Abortion
A representational image showing hundreds of little plastic fetuses displayed on a square in Houten, Netherlands, Aug. 12, 2013. Robin Van Lonkhuijsen/AFP/Getty Images

The Alabama House of Representatives passed an anti-abortion bill Tuesday that criminalizes abortion at any stage of a pregnancy, except in case where the life of a woman is threatened. As the bill, which was voted for by 74 Republican representatives and opposed by 3 Democratic House members, heads to the state Senate, comments from Democratic State Representative John Rogers from Birmingham during the debate has provoked a major backlash.

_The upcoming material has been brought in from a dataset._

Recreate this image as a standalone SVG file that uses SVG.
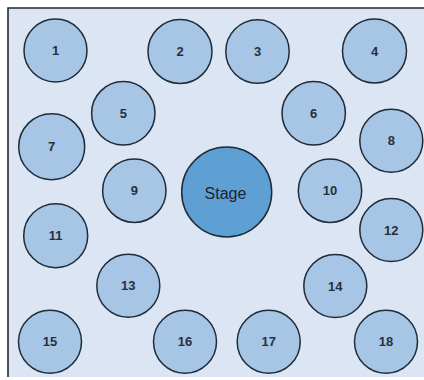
<svg xmlns="http://www.w3.org/2000/svg" width="424" height="380" viewBox="0 0 424 380">
<style>
.bg{fill:#dbe5f3;stroke:none}
.frame{fill:none;stroke:#2a2a2a;stroke-width:1.6}
.seat{fill:#a7c6e6;stroke:#1f2b38;stroke-width:1.5}
.stage{fill:#5e9fd4;stroke:#1f2b38;stroke-width:1.5}
text{font-family:"Liberation Sans",Arial,sans-serif;font-size:13px;font-weight:bold;fill:#26303c;text-anchor:middle;dominant-baseline:central}
.st{font-size:16px;font-weight:normal;fill:#1c2530}
</style>
<rect x="0" y="0" width="424" height="380" fill="#ffffff"/>
<rect class="bg" x="8" y="8" width="416" height="369"/>
<path class="frame" d="M8 377 V8 H424"/>
<g id="connectors"></g>
<g id="n1"><circle class="seat" cx="55.5" cy="50.5" r="31.5"/><text x="55.5" y="50.5">1</text></g>
<g id="n2"><circle class="seat" cx="180" cy="51.5" r="32"/><text x="180" y="51.5">2</text></g>
<g id="n3"><circle class="seat" cx="257.5" cy="51.5" r="31.7"/><text x="257.5" y="51.5">3</text></g>
<g id="n4"><circle class="seat" cx="374.5" cy="51" r="32"/><text x="374.5" y="51">4</text></g>
<g id="n5"><circle class="seat" cx="123.3" cy="113.3" r="31.7"/><text x="123.3" y="113.3">5</text></g>
<g id="n6"><circle class="seat" cx="313.7" cy="113.3" r="31.7"/><text x="313.7" y="113.3">6</text></g>
<g id="n7"><circle class="seat" cx="51.7" cy="146.7" r="33"/><text x="51.7" y="146.7">7</text></g>
<g id="n8"><circle class="seat" cx="391.3" cy="140.7" r="31.5"/><text x="391.3" y="140.7">8</text></g>
<g id="n9"><circle class="seat" cx="134.3" cy="190.7" r="31.7"/><text x="134.3" y="190.7">9</text></g>
<g id="stage"><circle class="stage" cx="226.7" cy="192" r="45"/><text class="st" x="225.5" y="193">Stage</text></g>
<g id="n10"><circle class="seat" cx="330" cy="190.7" r="31.7"/><text x="330" y="190.7">10</text></g>
<g id="n11"><circle class="seat" cx="55.7" cy="235.7" r="32"/><text x="55.7" y="235.7">11</text></g>
<g id="n12"><circle class="seat" cx="391.3" cy="230" r="31.5"/><text x="391.3" y="230">12</text></g>
<g id="n13"><circle class="seat" cx="128.3" cy="285.7" r="31.5"/><text x="128.3" y="285.7">13</text></g>
<g id="n14"><circle class="seat" cx="335.3" cy="286" r="31.5"/><text x="335.3" y="286">14</text></g>
<g id="n15"><circle class="seat" cx="50" cy="341.7" r="31.5"/><text x="50" y="341.7">15</text></g>
<g id="n16"><circle class="seat" cx="185" cy="341.7" r="31.5"/><text x="185" y="341.7">16</text></g>
<g id="n17"><circle class="seat" cx="268.7" cy="341.7" r="31.5"/><text x="268.7" y="341.7">17</text></g>
<g id="n18"><circle class="seat" cx="386" cy="341.7" r="31.5"/><text x="386" y="341.7">18</text></g>
</svg>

“Some kids are unwanted, so you kill them now or you kill them later," Rogers said according to the Alabama Political Reporter. "You bring them in the world unwanted, unloved, you send them to the electric chair. So, you kill them now or you kill them later.” He also said that some children face abortion could be well ‘retarded’ and ‘half-deformed.’

In a tweet Donald Trump Jr. described the comments as "stomach curling."

Henry Rodgers, a reporter at the Daily Caller, tweeted ‘This man is sick in the head. Absolutely disgusting.’

The bill makes performing an abortion at any stage of pregnancy a felony, and says doctors performing abortions would be jailed upto 99 years if convicted.

The bill’s sponsor representative Terri Collins (R-Decatu), said: “The heart of this bill is to confront a decision that was made by the courts in 1973 that said the baby in the womb is not a person. This bill addresses that one issue. Is that baby in the womb a person? I believe our law says it is.”

Republicans hold a majority in the Alabama Senate and, if passed, the bill will challenge the landmark Roe v. Wade legal decision from 1973, which effectively legalized abortion across the United States.

The American Civil Liberties Union of Alabama (ACLU) has said it will sue once the bill gets signed into law.